> [DATASET EXCERPTS]:

%%

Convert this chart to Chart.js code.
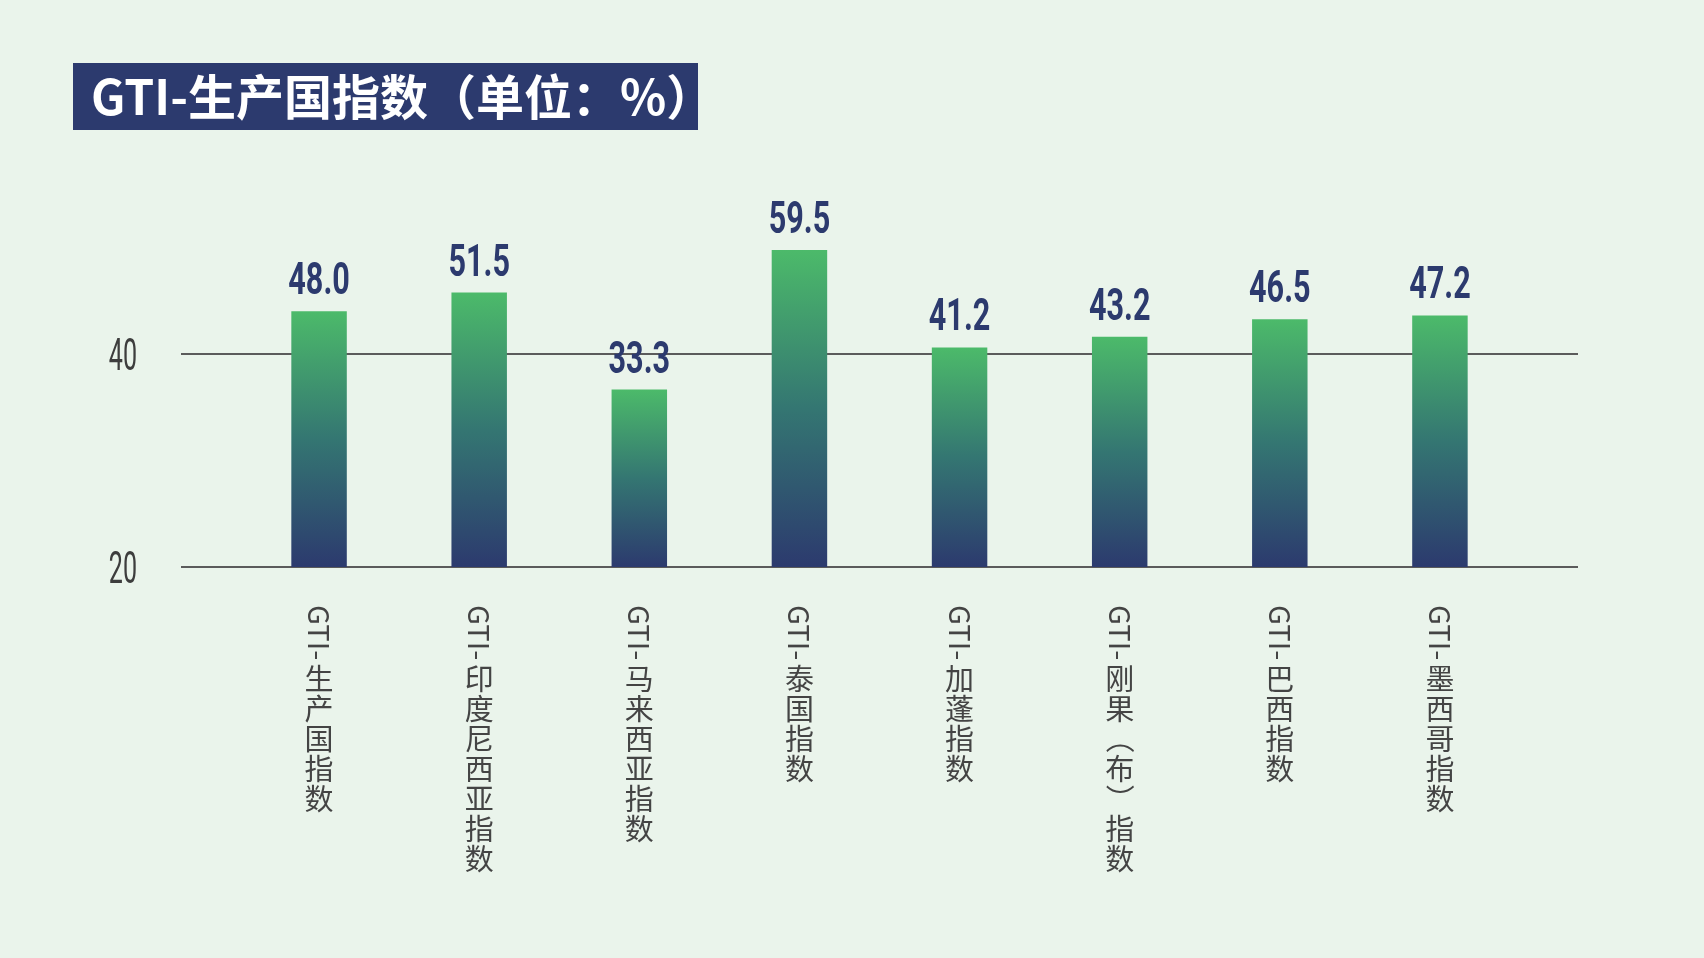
<!DOCTYPE html>
<html>
<head>
<meta charset="utf-8">
<script src="https://cdn.jsdelivr.net/npm/chart.js@4.4.1/dist/chart.umd.min.js"></script>
<style>
  html, body { margin: 0; padding: 0; background: #eaf4eb; }
  canvas { display: block; }
</style>
</head>
<body>
<canvas id="myChart" width="1704" height="958"></canvas>
<script>
// GTI 生产国指数
const title = "GTI-生产国指数（单位：%）";
const categories = ["GTI-生产国指数", "GTI-印度尼西亚指数", "GTI-马来西亚指数", "GTI-泰国指数",
    "GTI-加蓬指数", "GTI-刚果（布）指数", "GTI-巴西指数", "GTI-墨西哥指数"];
const values = [48.0, 51.5, 33.3, 59.5, 41.2, 43.2, 46.5, 47.2];
// the picture labels its baseline "20"
const tickValues = [0, 40];
const tickLabels = ["20", "40"];

const navy = "#2c3a6e";
const green = "#4cba6a";

function barGradient(context) {
    const chart = context.chart;
    if (!chart.chartArea || !chart.scales.y) return green;
    const y = chart.scales.y;
    const top = y.getPixelForValue(context.raw);
    const bottom = y.getPixelForValue(0);
    const g = chart.ctx.createLinearGradient(0, top, 0, bottom);
    g.addColorStop(0, green);
    g.addColorStop(0.5, "#347672");
    g.addColorStop(1, navy);
    return g;
}

const decor = {
    id: "decor",
    beforeDatasetsDraw(chart) {
        const { ctx, chartArea, scales } = chart;
        ctx.save();
        ctx.strokeStyle = "#5b5b5b";
        ctx.lineWidth = 2;
        tickValues.forEach((v, i) => {
            const py = Math.round(scales.y.getPixelForValue(v));
            ctx.beginPath();
            ctx.moveTo(chartArea.left - 58, py);
            ctx.lineTo(chartArea.right + 58, py);
            ctx.stroke();

            ctx.save();
            ctx.translate(137, py + 16);
            ctx.scale(0.57, 1);
            ctx.font = "44px Roboto";
            ctx.textAlign = "right";
            ctx.textBaseline = "alphabetic";
            ctx.fillStyle = "#3d3d3d";
            ctx.fillText(tickLabels[i], 0, 0);
            ctx.restore();
        });
        ctx.restore();
    },
    afterDatasetsDraw(chart) {
        const { ctx } = chart;
        const bars = chart.getDatasetMeta(0).data;
        ctx.save();

        // value labels
        bars.forEach((bar, i) => {
            ctx.save();
            ctx.translate(bar.x, bar.y - 17);
            ctx.scale(0.68, 1);
            ctx.font = "bold 45px Roboto";
            ctx.textAlign = "center";
            ctx.textBaseline = "alphabetic";
            ctx.fillStyle = navy;
            ctx.fillText(values[i].toFixed(1), 0, 0);
            ctx.restore();
        });

        // vertical category labels
        ctx.font = '29px "Noto Sans CJK SC"';
        ctx.fillStyle = "#444";
        bars.forEach((bar, i) => {
            const parts = categories[i].match(/[A-Za-z0-9\-（）]+|[^A-Za-z0-9\-（）]/g);
            let cy = 605;
            parts.forEach(p => {
                if (/^[A-Za-z0-9\-（）]+$/.test(p)) {
                    ctx.save();
                    ctx.translate(bar.x, cy);
                    ctx.rotate(Math.PI / 2);
                    ctx.textAlign = "left";
                    ctx.textBaseline = "middle";
                    ctx.fillText(p, 0, 0);
                    ctx.restore();
                    cy += p.startsWith("（") || p.startsWith("）") ? 30 * p.length : ctx.measureText(p).width + 4;
                } else {
                    ctx.textAlign = "center";
                    ctx.textBaseline = "middle";
                    ctx.fillText(p, bar.x, cy + 15);
                    cy += 30;
                }
            });
        });

        // title box
        ctx.fillStyle = navy;
        ctx.fillRect(73, 63, 625, 67);
        ctx.fillStyle = "#ffffff";
        ctx.font = 'bold 48px "Noto Sans CJK SC"';
        ctx.textAlign = "left";
        ctx.textBaseline = "middle";
        ctx.fillText(title, 91, 97);

        ctx.restore();
    }
};

new Chart(document.getElementById("myChart"), {
    type: "bar",
    data: {
        labels: categories,
        datasets: [
            {
                data: values,
                backgroundColor: barGradient,
                borderWidth: 0,
                barPercentage: 0.7,
                categoryPercentage: 0.495,
            },
        ],
    },
    options: {
        responsive: false,
        animation: false,
        layout: {
            padding: { left: 239, right: 184, top: 194, bottom: 391 },
        },
        scales: {
            x: { display: false },
            y: { display: false, min: 0, max: 70 },
        },
        plugins: {
            legend: { display: false },
            tooltip: { enabled: false },
        },
    },
    plugins: [decor],
});
</script>
</body>
</html>
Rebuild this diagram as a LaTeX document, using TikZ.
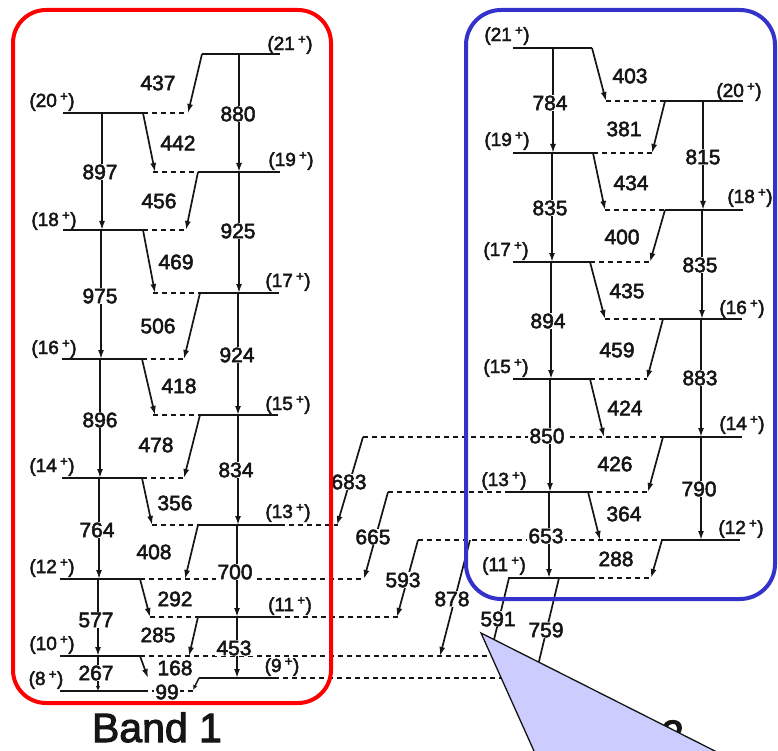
\documentclass[tikz,border=0pt]{standalone}
\usepackage{fontspec}
\setmainfont{Liberation Sans}[RawFeature={embolden=2.5}]
\usetikzlibrary{arrows.meta}
\definecolor{ink}{HTML}{151515}
\definecolor{bandred}{HTML}{FF0000}
\definecolor{bandblue}{HTML}{3333CC}
\definecolor{lav}{HTML}{CCCCFF}
\newcommand\spn[1]{(#1\,\textsuperscript{+})}
\begin{document}
\begin{tikzpicture}[x=1pt,y=-1pt,
  lev/.style={line width=2pt, draw=ink},
  dsh/.style={line width=1.3pt, draw=ink, dash pattern=on 5pt off 4pt},
  tr/.style={line width=1.7pt, draw=ink, -{Latex[length=9pt,width=6pt]}},
  trs/.style={line width=1.4pt, draw=ink, -{Latex[length=5pt,width=4.5pt]}},
  num/.style={font=\fontsize{21}{21}\selectfont, fill=white, inner sep=1pt, text=ink},
  spin/.style={font=\fontsize{19}{19}\selectfont, inner sep=0pt, text=ink},
  bandlab/.style={font=\fontsize{41}{41}\selectfont, inner sep=0pt, anchor=base, text=ink}]
\useasboundingbox (0,0) rectangle (778,751);
\clip (0,0) rectangle (778,751);
\fill[white] (0,0) rectangle (778,751);

% ---------------- Band 1 levels ----------------
\draw[lev] (202,54) -- (280,54);
\draw[lev] (63,113) -- (143,113);  \draw[dsh] (143,113) -- (188,113);
\draw[lev] (198,172) -- (280,172); \draw[dsh] (153,172) -- (198,172);
\draw[lev] (63,230) -- (143,230);  \draw[dsh] (143,230) -- (186,230);
\draw[lev] (198,293) -- (279,293); \draw[dsh] (153,293) -- (198,293);
\draw[lev] (62,359) -- (142,359);  \draw[dsh] (142,359) -- (184,359);
\draw[lev] (198,415) -- (278,415); \draw[dsh] (153,415) -- (198,415);
\draw[lev] (62,478) -- (142,478);  \draw[dsh] (142,478) -- (184,478);
\draw[lev] (198,525) -- (280,525); \draw[dsh] (152,525) -- (198,525); \draw[dsh] (280,525) -- (338,525);
\draw[lev] (60,579) -- (140,579);  \draw[dsh] (140,579) -- (364,579);
\draw[lev] (198,617) -- (276,617); \draw[dsh] (150,617) -- (198,617); \draw[dsh] (276,617) -- (398,617);
\draw[lev] (60,656) -- (140,656);  \draw[dsh] (140,656) -- (492,656);
\draw[lev] (199,678) -- (274,678); \draw[dsh] (274,678) -- (505,678);
\draw[lev] (60,691) -- (143,691);  \draw[dsh] (143,691) -- (193,691);

% ---------------- Band 1 transitions ----------------
\draw[tr] (202,54) -- (188,113);
\draw[tr] (239,54) -- (239,172);
\draw[tr] (143,113) -- (155,172);
\draw[tr] (102,113) -- (102,230);
\draw[tr] (198,172) -- (186,230);
\draw[tr] (239,172) -- (239,293);
\draw[tr] (143,230) -- (155,293);
\draw[tr] (101,230) -- (101,359);
\draw[tr] (200,293) -- (184,359);
\draw[tr] (238,293) -- (238,415);
\draw[tr] (142,359) -- (155,415);
\draw[tr] (100,359) -- (100,478);
\draw[tr] (200,415) -- (184,478);
\draw[tr] (238,415) -- (238,525);
\draw[tr] (142,478) -- (152,525);
\draw[tr] (99,478) -- (99,579);
\draw[tr] (198,525) -- (185,579);
\draw[tr] (237,525) -- (237,617);
\draw[tr] (140,579) -- (150,617);
\draw[tr] (98,579) -- (98,656);
\draw[tr] (198,617) -- (189,656);
\draw[tr] (237,617) -- (237,678);
\draw[tr] (140,656) -- (148,678);
\draw[trs] (98,656) -- (98,691);
\draw[trs] (199,678) -- (193,690);

% ---------------- Band 2 levels ----------------
\draw[lev] (513,48) -- (592,48);
\draw[lev] (663,101) -- (743,101); \draw[dsh] (606,101) -- (663,101);
\draw[lev] (513,153) -- (593,153); \draw[dsh] (593,153) -- (652,153);
\draw[lev] (665,210) -- (743,210); \draw[dsh] (605,210) -- (665,210);
\draw[lev] (513,262) -- (590,262); \draw[dsh] (590,262) -- (650,262);
\draw[lev] (663,319) -- (742,319); \draw[dsh] (605,319) -- (663,319);
\draw[lev] (513,379) -- (590,379); \draw[dsh] (590,379) -- (647,379);
\draw[lev] (663,437) -- (742,437); \draw[dsh] (363,437) -- (663,437);
\draw[lev] (505,492) -- (588,492); \draw[dsh] (388,492) -- (505,492); \draw[dsh] (588,492) -- (648,492);
\draw[lev] (662,540) -- (740,540); \draw[dsh] (418,540) -- (662,540);
\draw[lev] (508,578) -- (590,578); \draw[dsh] (590,578) -- (651,578);

% ---------------- Band 2 transitions ----------------
\draw[tr] (553,48) -- (553,153);
\draw[tr] (592,48) -- (606,101);
\draw[tr] (665,101) -- (652,153);
\draw[tr] (703,101) -- (703,210);
\draw[tr] (552,153) -- (552,262);
\draw[tr] (593,153) -- (605,210);
\draw[tr] (665,210) -- (650,262);
\draw[tr] (702,210) -- (702,319);
\draw[tr] (551,262) -- (551,379);
\draw[tr] (590,262) -- (605,319);
\draw[tr] (663,319) -- (647,379);
\draw[tr] (701,319) -- (701,437);
\draw[tr] (550,379) -- (550,492);
\draw[tr] (590,379) -- (604,437);
\draw[tr] (663,437) -- (648,492);
\draw[tr] (701,437) -- (701,540);
\draw[tr] (549,492) -- (549,578);
\draw[tr] (588,492) -- (600,540);
\draw[tr] (662,540) -- (651,578);

% ---------------- inter-band transitions ----------------
\draw[tr] (363,437) -- (337,525);
\draw[tr] (388,492) -- (364,579);
\draw[tr] (418,540) -- (397,617);
\draw[tr] (470,540) -- (440,656);
\draw[tr] (509,578) -- (490,656);
\draw[tr] (559,578) -- (535,678);

% ---------------- energy labels ----------------
\node[num] (e437) at (158,83) {437};
\node[num] (e880) at (238,114) {880};
\node[num] (e442) at (178,143) {442};
\node[num] (e897) at (100,172) {897};
\node[num] (e456) at (159,201) {456};
\node[num] (e925) at (238,231) {925};
\node[num] (e469) at (176,262) {469};
\node[num] (e975) at (100,296) {975};
\node[num] (e506) at (158,326) {506};
\node[num] (e924) at (237,355) {924};
\node[num] (e418) at (179,386) {418};
\node[num] (e896) at (100,420) {896};
\node[num] (e478) at (156,445) {478};
\node[num] (e834) at (236,470) {834};
\node[num] (e356) at (175,503) {356};
\node[num] (e764) at (97,530) {764};
\node[num] (e408) at (154,552) {408};
\node[num] (e700) at (235,572) {700};
\node[num] (e292) at (175,599) {292};
\node[num] (e577) at (96,620) {577};
\node[num] (e285) at (158,635) {285};
\node[num] (e453) at (234,648) {453};
\node[num] (e168) at (175,668) {168};
\node[num] (e267) at (96,673) {267};
\node[num] (e99) at (167,692) {99};

\node[num] (e403) at (630,76) {403};
\node[num] (e784) at (550,103) {784};
\node[num] (e381) at (624,129) {381};
\node[num] (e815) at (703,157) {815};
\node[num] (e434) at (631,183) {434};
\node[num] (e835a) at (550,208) {835};
\node[num] (e400) at (622,237) {400};
\node[num] (e835b) at (700,265) {835};
\node[num] (e435) at (627,291) {435};
\node[num] (e894) at (548,321) {894};
\node[num] (e459) at (617,350) {459};
\node[num] (e883) at (700,378) {883};
\node[num] (e424) at (625,408) {424};
\node[num] (e850) at (547,436) {850};
\node[num] (e426) at (615,464) {426};
\node[num] (e790) at (699,489) {790};
\node[num] (e364) at (624,514) {364};
\node[num] (e653) at (546,536) {653};
\node[num] (e288) at (616,559) {288};

\node[num] (e683) at (349,482) {683};
\node[num] (e665) at (373,537) {665};
\node[num] (e593) at (403,580) {593};
\node[num] (e878) at (452,599) {878};
\node[num] (e591) at (498,619) {591};
\node[num] (e759) at (546,630) {759};

% ---------------- spin labels ----------------
\node[spin] (s21a) at (290,45) {\spn{21}};
\node[spin] (s20a) at (52,102) {\spn{20}};
\node[spin] (s19a) at (291,161) {\spn{19}};
\node[spin] (s18a) at (54,221) {\spn{18}};
\node[spin] (s17a) at (288,282) {\spn{17}};
\node[spin] (s16a) at (54,349) {\spn{16}};
\node[spin] (s15a) at (288,405) {\spn{15}};
\node[spin] (s14a) at (52,467) {\spn{14}};
\node[spin] (s13a) at (288,513) {\spn{13}};
\node[spin] (s12a) at (52,568) {\spn{12}};
\node[spin] (s11a) at (290,606) {\spn{11}};
\node[spin] (s10a) at (52,645) {\spn{10}};
\node[spin] (s9a) at (282,667) {\spn{9}};
\node[spin] (s8a) at (46,680) {\spn{8}};

\node[spin] (s21b) at (507,36) {\spn{21}};
\node[spin] (s20b) at (739,92) {\spn{20}};
\node[spin] (s19b) at (507,141) {\spn{19}};
\node[spin] (s18b) at (750,198) {\spn{18}};
\node[spin] (s17b) at (506,251) {\spn{17}};
\node[spin] (s16b) at (742,309) {\spn{16}};
\node[spin] (s15b) at (506,368) {\spn{15}};
\node[spin] (s14b) at (742,425) {\spn{14}};
\node[spin] (s13b) at (504,481) {\spn{13}};
\node[spin] (s12b) at (741,529) {\spn{12}};
\node[spin] (s11b) at (504,566) {\spn{11}};

% ---------------- band boxes ----------------
\draw[bandred, line width=4pt, rounded corners=33pt] (13,10) rectangle (331,703);
\draw[bandblue, line width=4pt, rounded corners=35pt] (466,10) rectangle (775,599);

\node[bandlab] (b1) at (157,742) {Band 1};
\node[bandlab] (b2) at (619,749) {Band 2};

% ---------------- callout triangle ----------------
\filldraw[fill=lav, draw=ink, line width=1.3pt] (481,633) -- (820,804) -- (820,820) -- (565,820) -- cycle;
\end{tikzpicture}
\end{document}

%%

> [WHAT THE EXERCISE ASKS]:
Filter the data for the string "this" and copy every line that has it.

> [RESULT OF THE TASK]:
Convert this chart to Chart.js code.
Rebuild this diagram as a LaTeX document, using TikZ.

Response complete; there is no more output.